The materialist answer has a different sense of being right. To say that a mind or soul exists does not really answer the question, and in fact begs the question of what a mind or soul is. Although one may experience being a mind, a mind has never been defined or measured. It is impossible to even know whether other minds beside our own mind even exist, so how can one say for sure that minds exist independent of the bodies they inhabit? And the cause-effect relationship of the body-mind can and has been repeatedly tested via chemical intervention. To my knowledge, there is not a drug in existence that interacts with the brain in a measurable way that does not have some measurable effect. Therefore, the materialists say, the mind and body are indistinguishable from one another.

In scientific terms, the mind-body relationship is often characterized in terms of a computer: the body is hardware and the mind is software. Detractors of this analogy accuse its proponents of putting too much stock into the comparison. There is not an apples-to-oranges equivalence between body and hardware much less mind and software and trying to fit theories of mind into computer analogies is harmful to progress in philosophy of mind.

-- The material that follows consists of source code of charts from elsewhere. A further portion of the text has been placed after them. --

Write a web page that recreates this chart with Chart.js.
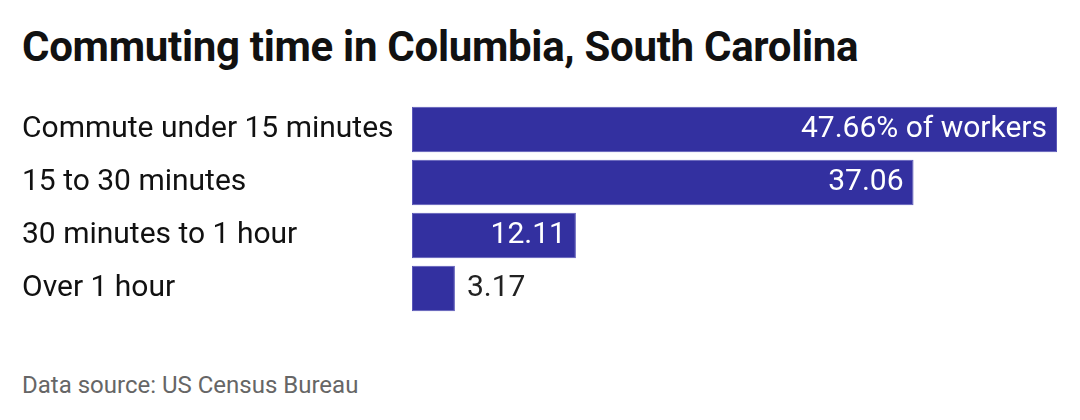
<!DOCTYPE html>
<html><head><meta charset="utf-8">
<script src="https://cdn.jsdelivr.net/npm/chart.js@4/dist/chart.umd.min.js"></script>
<style>
body{margin:0;width:1080px;height:420px;background:#fff;font-family:Roboto,sans-serif;position:relative;overflow:hidden}
h1{position:absolute;left:22px;top:22px;margin:0;font-size:42px;line-height:50px;font-weight:700;color:#111;letter-spacing:-0.3px}
#src{position:absolute;left:22px;top:371px;font-size:24px;line-height:28px;color:#666}
#c{position:absolute;left:0;top:85px}
</style></head><body>
<h1>Commuting time in Columbia, South Carolina</h1>
<canvas id="c" width="1080" height="248"></canvas>
<div id="src">Data source: US Census Bureau</div>
<script>
const categories=["Commute under 15 minutes","15 to 30 minutes","30 minutes to 1 hour","Over 1 hour"];
const values=[47.66,37.06,12.11,3.17];
const valueLabels=["47.66% of workers","37.06","12.11","3.17"];
const labelPlugin={id:'lbl',afterDatasetsDraw(ch){
 const ctx=ch.ctx;const meta=ch.getDatasetMeta(0);
 ctx.save();ctx.font='30px Roboto';ctx.textBaseline='middle';
 meta.data.forEach((b,i)=>{
  const t=valueLabels[i];const w=ctx.measureText(t).width;
  if(b.x-b.base>w+20){ctx.fillStyle='#fff';ctx.textAlign='right';ctx.fillText(t,b.x-10,b.y);}
  else{ctx.fillStyle='#222';ctx.textAlign='left';ctx.fillText(t,b.x+12,b.y);}
 });ctx.restore();}};
new Chart(document.getElementById('c'),{type:'bar',
 data:{labels:categories,datasets:[{data:values,backgroundColor:'#3330a0',borderColor:'#5a57b8',borderWidth:1,borderSkipped:false,barPercentage:0.855,categoryPercentage:1}]},
 options:{indexAxis:'y',responsive:false,maintainAspectRatio:false,animation:false,devicePixelRatio:1,
  layout:{padding:{left:22,right:23,top:0,bottom:0}},
  plugins:{legend:{display:false},tooltip:{enabled:false}},
  scales:{x:{display:false,min:0,max:47.66},
   y:{grid:{display:false},border:{display:false},
    ticks:{crossAlign:'far',color:'#111',font:{family:'Roboto',size:30},padding:0},
    afterFit(s){s.width=412-22;}}}},
 plugins:[labelPlugin]});
</script></body></html>
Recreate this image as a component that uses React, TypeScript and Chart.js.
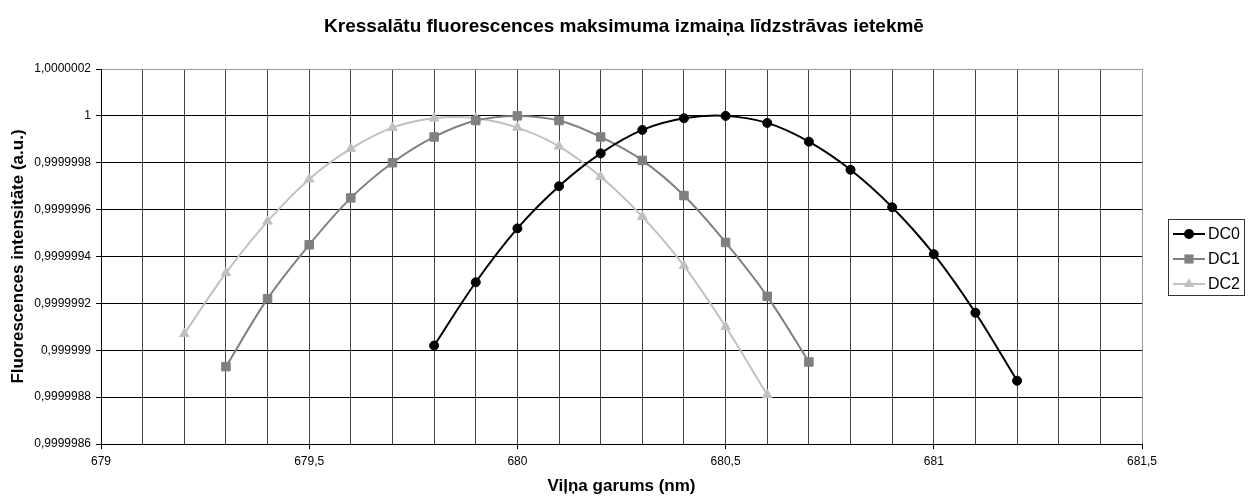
import { useEffect, useRef } from 'react';
import { Chart, registerables } from 'chart.js';

Chart.register(...registerables);

const CHART_TITLE = 'Kressalātu fluorescences maksimuma izmaiņa līdzstrāvas ietekmē';
const X_TITLE = 'Viļņa garums (nm)';
const Y_TITLE = 'Fluorescences intensitāte (a.u.)';

const SERIES_NAMES = ['DC0', 'DC1', 'DC2'];

const DC0_X = [679.8, 679.9, 680.0, 680.1, 680.2, 680.3, 680.4, 680.5, 680.6, 680.7, 680.8, 680.9, 681.0, 681.1, 681.2];
const DC0_Y = [0.99999902, 0.99999929, 0.99999952, 0.9999997, 0.99999984, 0.99999994, 0.99999999, 1.0, 0.99999997, 0.99999989, 0.99999977, 0.99999961, 0.99999941, 0.99999916, 0.99999887];

const DC1_X = [679.3, 679.4, 679.5, 679.6, 679.7, 679.8, 679.9, 680.0, 680.1, 680.2, 680.3, 680.4, 680.5, 680.6, 680.7];
const DC1_Y = [0.99999893, 0.99999922, 0.99999945, 0.99999965, 0.9999998, 0.99999991, 0.99999998, 1.0, 0.99999998, 0.99999991, 0.99999981, 0.99999966, 0.99999946, 0.99999923, 0.99999895];

const DC2_X = [679.2, 679.3, 679.4, 679.5, 679.6, 679.7, 679.8, 679.9, 680.0, 680.1, 680.2, 680.3, 680.4, 680.5, 680.6];
const DC2_Y = [0.99999907, 0.99999933, 0.99999955, 0.99999973, 0.99999986, 0.99999995, 0.99999999, 0.99999999, 0.99999995, 0.99999987, 0.99999974, 0.99999957, 0.99999936, 0.9999991, 0.99999881];

const X_MIN = 679;
const X_MAX = 681.5;
const X_STEP = 0.1;
const X_LABEL_STEP = 0.5;
const Y_MIN = 0.9999986;
const Y_MAX = 1.0000002;
const Y_STEP = 0.0000002;

const FONT = 'Arial, "Liberation Sans", sans-serif';

const toPoints = (xs: number[], ys: number[]) => xs.map((x, i) => ({ x, y: ys[i] }));

const isMajorX = (v: number) => {
  const r = Math.round(v / X_LABEL_STEP) * X_LABEL_STEP;
  return Math.abs(v - r) < 1e-6;
};

const fmtX = (v: number) => {
  const r = Math.round(v / X_LABEL_STEP) * X_LABEL_STEP;
  return String(r).replace('.', ',');
};

const fmtY = (v: number) =>
  v.toFixed(7).replace(/0+$/, '').replace(/\.$/, '').replace('.', ',');

function drawMarker(ctx: CanvasRenderingContext2D, style: string, x: number, y: number, r: number) {
  ctx.beginPath();
  if (style === 'circle') {
    ctx.arc(x, y, r, 0, Math.PI * 2);
  } else if (style === 'rect') {
    const s = Math.SQRT1_2 * r;
    ctx.rect(x - s, y - s, 2 * s, 2 * s);
  } else if (style === 'triangle') {
    let rad = 0;
    ctx.moveTo(x + Math.sin(rad) * r, y - Math.cos(rad) * r);
    rad += (2 * Math.PI) / 3;
    ctx.lineTo(x + Math.sin(rad) * r, y - Math.cos(rad) * r);
    rad += (2 * Math.PI) / 3;
    ctx.lineTo(x + Math.sin(rad) * r, y - Math.cos(rad) * r);
    ctx.closePath();
  }
  ctx.fill();
}

const decorPlugin = {
  id: 'decor',
  afterDraw(chart: any) {
    const ctx: CanvasRenderingContext2D = chart.ctx;
    ctx.save();
    // Title
    ctx.fillStyle = '#000';
    ctx.font = `bold 19px ${FONT}`;
    ctx.textAlign = 'center';
    ctx.textBaseline = 'middle';
    ctx.fillText(CHART_TITLE, 624, 27);

    // Legend
    const bx = 1168, by = 219, bw = 76, bh = 76;
    ctx.fillStyle = '#fff';
    ctx.fillRect(bx, by, bw, bh);
    ctx.strokeStyle = '#333';
    ctx.lineWidth = 1;
    ctx.strokeRect(bx + 0.5, by + 0.5, bw, bh);
    const rows = [234, 259, 284];
    chart.data.datasets.forEach((ds: any, i: number) => {
      const y = rows[i];
      ctx.strokeStyle = ds.borderColor;
      ctx.lineWidth = 2;
      ctx.beginPath();
      ctx.moveTo(1173, y);
      ctx.lineTo(1205, y);
      ctx.stroke();
      ctx.fillStyle = ds.pointBackgroundColor;
      drawMarker(ctx, ds.pointStyle, 1189, y, ds.pointRadius + 0.5);
      ctx.fillStyle = '#000';
      ctx.font = `16px ${FONT}`;
      ctx.textAlign = 'left';
      ctx.textBaseline = 'middle';
      ctx.fillText(ds.label, 1208, y + 1);
    });
    ctx.restore();
  },
};

export default function App() {
  const ref = useRef<HTMLCanvasElement | null>(null);

  useEffect(() => {
    if (!ref.current) return;
    const chart = new Chart(ref.current, {
      type: 'line',
      data: {
        datasets: [
          {
            label: SERIES_NAMES[0],
            data: toPoints(DC0_X, DC0_Y),
            borderColor: '#000000',
            backgroundColor: '#000000',
            pointBackgroundColor: '#000000',
            pointBorderColor: '#000000',
            pointStyle: 'circle',
            pointRadius: 4.5,
            pointBorderWidth: 1,
            borderWidth: 2,
            tension: 0.33,
          },
          {
            label: SERIES_NAMES[1],
            data: toPoints(DC1_X, DC1_Y),
            borderColor: '#808080',
            backgroundColor: '#808080',
            pointBackgroundColor: '#808080',
            pointBorderColor: '#808080',
            pointStyle: 'rect',
            pointRadius: 6,
            pointBorderWidth: 1,
            borderWidth: 2,
            tension: 0.33,
          },
          {
            label: SERIES_NAMES[2],
            data: toPoints(DC2_X, DC2_Y),
            borderColor: '#C0C0C0',
            backgroundColor: '#C0C0C0',
            pointBackgroundColor: '#C0C0C0',
            pointBorderColor: '#C0C0C0',
            pointStyle: 'triangle',
            pointRadius: 5.5,
            pointBorderWidth: 1,
            borderWidth: 2,
            tension: 0.33,
          },
        ],
      },
      options: {
        responsive: false,
        animation: false,
        layout: { padding: { top: 69, right: 108, bottom: 0, left: 0 } },
        plugins: {
          legend: { display: false },
          title: { display: false },
          tooltip: { enabled: false },
        },
        scales: {
          x: {
            type: 'linear',
            min: X_MIN,
            max: X_MAX,
            afterFit: (scale: any) => {
              scale.height = 54;
            },
            border: { display: true, color: '#000', width: 1 },
            grid: {
              color: (c: any) => (c.tick && Math.abs(c.tick.value - X_MAX) < 1e-6 ? '#999' : '#444'),
              lineWidth: 1,
              tickLength: 5,
              tickColor: (c: any) => (c.tick && isMajorX(c.tick.value) ? '#000' : 'rgba(0,0,0,0)'),
            },
            ticks: {
              stepSize: X_STEP,
              autoSkip: false,
              maxRotation: 0,
              minRotation: 0,
              padding: 5,
              color: '#000',
              font: { family: FONT, size: 12 },
              callback: (v: any) => (isMajorX(Number(v)) ? fmtX(Number(v)) : ''),
            },
            title: {
              display: true,
              text: X_TITLE,
              color: '#000',
              font: { family: FONT, size: 17, weight: 'bold' },
              padding: { top: 0, bottom: 1 },
            },
          },
          y: {
            type: 'linear',
            min: Y_MIN,
            max: Y_MAX,
            afterFit: (scale: any) => {
              scale.width = 101;
            },
            border: { display: true, color: '#000', width: 1 },
            grid: {
              color: (c: any) => (c.tick && Math.abs(c.tick.value - Y_MAX) < 1e-10 ? '#999' : '#000'),
              lineWidth: 1,
              tickLength: 5,
              tickColor: '#000',
            },
            ticks: {
              stepSize: Y_STEP,
              autoSkip: false,
              padding: 5,
              color: '#000',
              font: { family: FONT, size: 12 },
              callback: (v: any) => fmtY(Number(v)),
            },
            title: {
              display: true,
              text: Y_TITLE,
              color: '#000',
              font: { family: FONT, size: 17, weight: 'bold' },
              padding: { top: 8, bottom: 0 },
            },
          },
        },
      },
      plugins: [decorPlugin],
    } as any);
    return () => chart.destroy();
  }, []);

  return (
    <div style={{ position: 'absolute', left: 0, top: 0, width: 1250, height: 498, background: '#fff' }}>
      <canvas ref={ref} width={1250} height={498} style={{ display: 'block' }} />
    </div>
  );
}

That being said, it is still difficult to not see a mind-body duality at play here, even if it is not a mind-body independence. While the modern Christian conception of mind-body dualism may allow for the mind to exist independent of the body, the mind-as-software conception does not. What is interesting, though, is that with mind-as-software, the software can run on many different types of hardware. A completely unified mind-body monism would require that only body A could have mind A and only body B could have mind B. Indeed, to say that body A has mind A is incorrect, because body A is mind A. But if mind A is merely software, then mind A could conceivably “run” on body A, or body B, or body C etc. This is called substrate independence.

But is substrate independence, when it comes to the mind, one of those blind spots we’ve thrown in our own way by using the computer analogy to understand the mind? This is important when it comes to the question of whether a general artificial intelligence is conscious or not, or whether humans will ever be able to “upload” their consciousness onto a computer. The computer analogy for the mind-body relationship assumes that cognition and consciousness are forms of information processing. Computer A that is processing the same information as human brain A, regardless of the physical “stuff” with which the information processing is being done by the computer, will have a mind that is indistinguishable from human brain A. If this is true, then a general artificial intelligence that processes information similarly to a human brain will be conscious, and a person will theoretically be able to “upload” their mind onto a computer.

This answer to the mind-body relationship has both the intuitive feeling of being a mind “inhabiting” a body while also being dependent on the body. While the analogy may be imperfect, and possibly even deleterious in the end, it still appears more accurate than the previous two. Unlike the Christian conception, the mind-as-software analogy does not simply push the answer of “what is mind” back into the realm of the unknown without explaining how mind and matter interact. Unlike the materialist conception, it allows for an emergent property that, while dependent on the physical substrate, is not necessarily physical itself. However, it still fails to explain how qualia exist. There is still no ontology for what is meant by software. Ultimately, the mind-as-software analogy, with its substrate independence, is still a materialist idea.

Materialism says that the mind and the brain are one in the same. The mind is material. For obvious reasons this explanation is unsatisfactory and incomplete. If the mind is material, then what is the experience of red made of? Or the experience of hearing Behemoth’s “Blow Your Trumpets Gabriel” for the first time? Or the feeling of joy? All a materialist can say is that a particular brain state is correlated with these things, but there is no materialist answer to what those experiences actually are.

If the mind was made of the same material as the physical world, then it could be measured. Something like red would have mass. If a tree fell in the forest and nobody was there to hear it, it would definitely make a sound. The difference between the smell of roses and the smell of tulips could be quantified. The taste of potato chips would exist while nobody was actually tasting them lest we believe some physical thing is popping in-and-out of existence.

The pattern of brain connections would be sufficient to explain humans from a behaviorist perspective, but it is insufficient for explaining phenomenology – the actual internal content of the mind. Something is missing. Materialism is incomplete.